┌──

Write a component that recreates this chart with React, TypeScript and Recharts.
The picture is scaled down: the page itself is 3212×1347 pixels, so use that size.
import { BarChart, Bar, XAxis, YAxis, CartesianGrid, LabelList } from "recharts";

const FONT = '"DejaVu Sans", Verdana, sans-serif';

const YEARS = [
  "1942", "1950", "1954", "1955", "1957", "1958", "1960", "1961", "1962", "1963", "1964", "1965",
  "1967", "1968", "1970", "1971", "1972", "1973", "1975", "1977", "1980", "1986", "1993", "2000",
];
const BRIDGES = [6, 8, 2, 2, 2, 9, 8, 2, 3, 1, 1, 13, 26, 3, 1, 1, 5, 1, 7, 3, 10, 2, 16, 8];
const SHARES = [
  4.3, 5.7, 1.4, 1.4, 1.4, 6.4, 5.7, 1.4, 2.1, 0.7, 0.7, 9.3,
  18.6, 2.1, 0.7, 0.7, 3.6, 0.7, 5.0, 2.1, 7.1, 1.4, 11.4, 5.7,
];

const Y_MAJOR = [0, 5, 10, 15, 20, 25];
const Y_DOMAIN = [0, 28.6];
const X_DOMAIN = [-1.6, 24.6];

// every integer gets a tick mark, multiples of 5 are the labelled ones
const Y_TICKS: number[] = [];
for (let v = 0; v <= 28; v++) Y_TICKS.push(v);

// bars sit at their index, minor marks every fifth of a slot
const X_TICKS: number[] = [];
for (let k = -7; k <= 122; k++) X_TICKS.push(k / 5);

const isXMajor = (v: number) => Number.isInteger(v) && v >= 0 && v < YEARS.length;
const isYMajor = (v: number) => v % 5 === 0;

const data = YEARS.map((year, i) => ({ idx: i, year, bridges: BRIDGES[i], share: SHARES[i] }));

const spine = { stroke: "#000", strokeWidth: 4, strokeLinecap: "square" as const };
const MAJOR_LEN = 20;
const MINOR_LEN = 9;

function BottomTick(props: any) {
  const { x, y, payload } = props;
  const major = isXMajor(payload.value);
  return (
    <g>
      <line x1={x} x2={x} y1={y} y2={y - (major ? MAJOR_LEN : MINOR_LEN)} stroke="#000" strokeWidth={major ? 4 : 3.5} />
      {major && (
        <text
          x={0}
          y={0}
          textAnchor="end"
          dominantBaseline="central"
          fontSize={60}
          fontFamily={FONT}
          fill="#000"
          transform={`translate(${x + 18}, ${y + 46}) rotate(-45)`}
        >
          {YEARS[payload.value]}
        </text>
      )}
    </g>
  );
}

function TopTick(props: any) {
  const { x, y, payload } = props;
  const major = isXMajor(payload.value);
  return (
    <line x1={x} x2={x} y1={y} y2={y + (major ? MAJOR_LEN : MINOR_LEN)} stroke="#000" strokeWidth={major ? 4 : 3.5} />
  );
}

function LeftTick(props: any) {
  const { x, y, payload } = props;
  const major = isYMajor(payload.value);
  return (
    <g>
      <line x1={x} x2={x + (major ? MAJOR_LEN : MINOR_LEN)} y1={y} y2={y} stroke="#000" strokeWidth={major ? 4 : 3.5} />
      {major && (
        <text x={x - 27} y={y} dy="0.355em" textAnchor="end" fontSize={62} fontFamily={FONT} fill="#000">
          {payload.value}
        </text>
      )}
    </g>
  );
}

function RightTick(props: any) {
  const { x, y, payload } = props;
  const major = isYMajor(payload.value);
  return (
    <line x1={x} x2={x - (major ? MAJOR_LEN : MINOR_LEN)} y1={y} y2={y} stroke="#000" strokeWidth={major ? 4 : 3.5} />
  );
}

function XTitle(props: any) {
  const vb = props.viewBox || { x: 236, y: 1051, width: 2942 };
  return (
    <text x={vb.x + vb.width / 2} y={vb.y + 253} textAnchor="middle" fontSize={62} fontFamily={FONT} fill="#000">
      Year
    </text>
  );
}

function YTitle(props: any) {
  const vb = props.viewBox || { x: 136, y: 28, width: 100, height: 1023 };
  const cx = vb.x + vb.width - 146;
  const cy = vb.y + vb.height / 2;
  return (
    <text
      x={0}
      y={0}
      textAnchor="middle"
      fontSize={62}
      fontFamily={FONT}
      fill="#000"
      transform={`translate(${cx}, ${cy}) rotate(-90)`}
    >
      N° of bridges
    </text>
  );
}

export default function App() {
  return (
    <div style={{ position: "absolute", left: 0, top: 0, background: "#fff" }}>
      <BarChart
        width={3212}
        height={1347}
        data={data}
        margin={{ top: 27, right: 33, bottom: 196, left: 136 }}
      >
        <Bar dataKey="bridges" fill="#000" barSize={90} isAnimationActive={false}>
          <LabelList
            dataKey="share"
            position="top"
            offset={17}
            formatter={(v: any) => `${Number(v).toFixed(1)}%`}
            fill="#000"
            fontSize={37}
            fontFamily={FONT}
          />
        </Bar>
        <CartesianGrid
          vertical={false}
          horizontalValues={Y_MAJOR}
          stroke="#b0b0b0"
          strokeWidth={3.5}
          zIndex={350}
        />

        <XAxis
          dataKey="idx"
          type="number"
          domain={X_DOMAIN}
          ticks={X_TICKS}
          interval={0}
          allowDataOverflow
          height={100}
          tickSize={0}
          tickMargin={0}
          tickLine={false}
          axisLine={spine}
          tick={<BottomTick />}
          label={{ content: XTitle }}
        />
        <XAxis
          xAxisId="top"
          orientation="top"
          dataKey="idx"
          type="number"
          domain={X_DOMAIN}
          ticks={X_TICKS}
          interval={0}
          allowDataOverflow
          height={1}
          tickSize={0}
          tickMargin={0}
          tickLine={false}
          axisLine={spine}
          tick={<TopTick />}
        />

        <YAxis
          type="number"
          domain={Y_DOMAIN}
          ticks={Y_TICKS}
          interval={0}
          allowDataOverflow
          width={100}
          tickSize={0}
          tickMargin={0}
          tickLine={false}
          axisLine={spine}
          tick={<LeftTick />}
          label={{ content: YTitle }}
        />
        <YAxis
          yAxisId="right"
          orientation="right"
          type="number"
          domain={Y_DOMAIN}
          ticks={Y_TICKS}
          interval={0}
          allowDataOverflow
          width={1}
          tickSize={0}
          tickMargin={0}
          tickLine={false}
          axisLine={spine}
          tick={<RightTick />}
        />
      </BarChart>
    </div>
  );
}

└──

• [Prompt]:
Repeat the data exactly. Leave nothing out.

• [Written solution]:
Write a component that recreates this chart with React, TypeScript and Recharts.
The picture is scaled down: the page itself is 3212×1347 pixels, so use that size.
import { BarChart, Bar, XAxis, YAxis, CartesianGrid, LabelList } from "recharts";

const FONT = '"DejaVu Sans", Verdana, sans-serif';

const YEARS = [
  "1942", "1950", "1954", "1955", "1957", "1958", "1960", "1961", "1962", "1963", "1964", "1965",
  "1967", "1968", "1970", "1971", "1972", "1973", "1975", "1977", "1980", "1986", "1993", "2000",
];
const BRIDGES = [6, 8, 2, 2, 2, 9, 8, 2, 3, 1, 1, 13, 26, 3, 1, 1, 5, 1, 7, 3, 10, 2, 16, 8];
const SHARES = [
  4.3, 5.7, 1.4, 1.4, 1.4, 6.4, 5.7, 1.4, 2.1, 0.7, 0.7, 9.3,
  18.6, 2.1, 0.7, 0.7, 3.6, 0.7, 5.0, 2.1, 7.1, 1.4, 11.4, 5.7,
];

const Y_MAJOR = [0, 5, 10, 15, 20, 25];
const Y_DOMAIN = [0, 28.6];
const X_DOMAIN = [-1.6, 24.6];

// every integer gets a tick mark, multiples of 5 are the labelled ones
const Y_TICKS: number[] = [];
for (let v = 0; v <= 28; v++) Y_TICKS.push(v);

// bars sit at their index, minor marks every fifth of a slot
const X_TICKS: number[] = [];
for (let k = -7; k <= 122; k++) X_TICKS.push(k / 5);

const isXMajor = (v: number) => Number.isInteger(v) && v >= 0 && v < YEARS.length;
const isYMajor = (v: number) => v % 5 === 0;

const data = YEARS.map((year, i) => ({ idx: i, year, bridges: BRIDGES[i], share: SHARES[i] }));

const spine = { stroke: "#000", strokeWidth: 4, strokeLinecap: "square" as const };
const MAJOR_LEN = 20;
const MINOR_LEN = 9;

function BottomTick(props: any) {
  const { x, y, payload } = props;
  const major = isXMajor(payload.value);
  return (
    <g>
      <line x1={x} x2={x} y1={y} y2={y - (major ? MAJOR_LEN : MINOR_LEN)} stroke="#000" strokeWidth={major ? 4 : 3.5} />
      {major && (
        <text
          x={0}
          y={0}
          textAnchor="end"
          dominantBaseline="central"
          fontSize={60}
          fontFamily={FONT}
          fill="#000"
          transform={`translate(${x + 18}, ${y + 46}) rotate(-45)`}
        >
          {YEARS[payload.value]}
        </text>
      )}
    </g>
  );
}

function TopTick(props: any) {
  const { x, y, payload } = props;
  const major = isXMajor(payload.value);
  return (
    <line x1={x} x2={x} y1={y} y2={y + (major ? MAJOR_LEN : MINOR_LEN)} stroke="#000" strokeWidth={major ? 4 : 3.5} />
  );
}

function LeftTick(props: any) {
  const { x, y, payload } = props;
  const major = isYMajor(payload.value);
  return (
    <g>
      <line x1={x} x2={x + (major ? MAJOR_LEN : MINOR_LEN)} y1={y} y2={y} stroke="#000" strokeWidth={major ? 4 : 3.5} />
      {major && (
        <text x={x - 27} y={y} dy="0.355em" textAnchor="end" fontSize={62} fontFamily={FONT} fill="#000">
          {payload.value}
        </text>
      )}
    </g>
  );
}

function RightTick(props: any) {
  const { x, y, payload } = props;
  const major = isYMajor(payload.value);
  return (
    <line x1={x} x2={x - (major ? MAJOR_LEN : MINOR_LEN)} y1={y} y2={y} stroke="#000" strokeWidth={major ? 4 : 3.5} />
  );
}

function XTitle(props: any) {
  const vb = props.viewBox || { x: 236, y: 1051, width: 2942 };
  return (
    <text x={vb.x + vb.width / 2} y={vb.y + 253} textAnchor="middle" fontSize={62} fontFamily={FONT} fill="#000">
      Year
    </text>
  );
}

function YTitle(props: any) {
  const vb = props.viewBox || { x: 136, y: 28, width: 100, height: 1023 };
  const cx = vb.x + vb.width - 146;
  const cy = vb.y + vb.height / 2;
  return (
    <text
      x={0}
      y={0}
      textAnchor="middle"
      fontSize={62}
      fontFamily={FONT}
      fill="#000"
      transform={`translate(${cx}, ${cy}) rotate(-90)`}
    >
      N° of bridges
    </text>
  );
}

export default function App() {
  return (
    <div style={{ position: "absolute", left: 0, top: 0, background: "#fff" }}>
      <BarChart
        width={3212}
        height={1347}
        data={data}
        margin={{ top: 27, right: 33, bottom: 196, left: 136 }}
      >
        <Bar dataKey="bridges" fill="#000" barSize={90} isAnimationActive={false}>
          <LabelList
            dataKey="share"
            position="top"
            offset={17}
            formatter={(v: any) => `${Number(v).toFixed(1)}%`}
            fill="#000"
            fontSize={37}
            fontFamily={FONT}
          />
        </Bar>
        <CartesianGrid
          vertical={false}
          horizontalValues={Y_MAJOR}
          stroke="#b0b0b0"
          strokeWidth={3.5}
          zIndex={350}
        />

        <XAxis
          dataKey="idx"
          type="number"
          domain={X_DOMAIN}
          ticks={X_TICKS}
          interval={0}
          allowDataOverflow
          height={100}
          tickSize={0}
          tickMargin={0}
          tickLine={false}
          axisLine={spine}
          tick={<BottomTick />}
          label={{ content: XTitle }}
        />
        <XAxis
          xAxisId="top"
          orientation="top"
          dataKey="idx"
          type="number"
          domain={X_DOMAIN}
          ticks={X_TICKS}
          interval={0}
          allowDataOverflow
          height={1}
          tickSize={0}
          tickMargin={0}
          tickLine={false}
          axisLine={spine}
          tick={<TopTick />}
        />

        <YAxis
          type="number"
          domain={Y_DOMAIN}
          ticks={Y_TICKS}
          interval={0}
          allowDataOverflow
          width={100}
          tickSize={0}
          tickMargin={0}
          tickLine={false}
          axisLine={spine}
          tick={<LeftTick />}
          label={{ content: YTitle }}
        />
        <YAxis
          yAxisId="right"
          orientation="right"
          type="number"
          domain={Y_DOMAIN}
          ticks={Y_TICKS}
          interval={0}
          allowDataOverflow
          width={1}
          tickSize={0}
          tickMargin={0}
          tickLine={false}
          axisLine={spine}
          tick={<RightTick />}
        />
      </BarChart>
    </div>
  );
}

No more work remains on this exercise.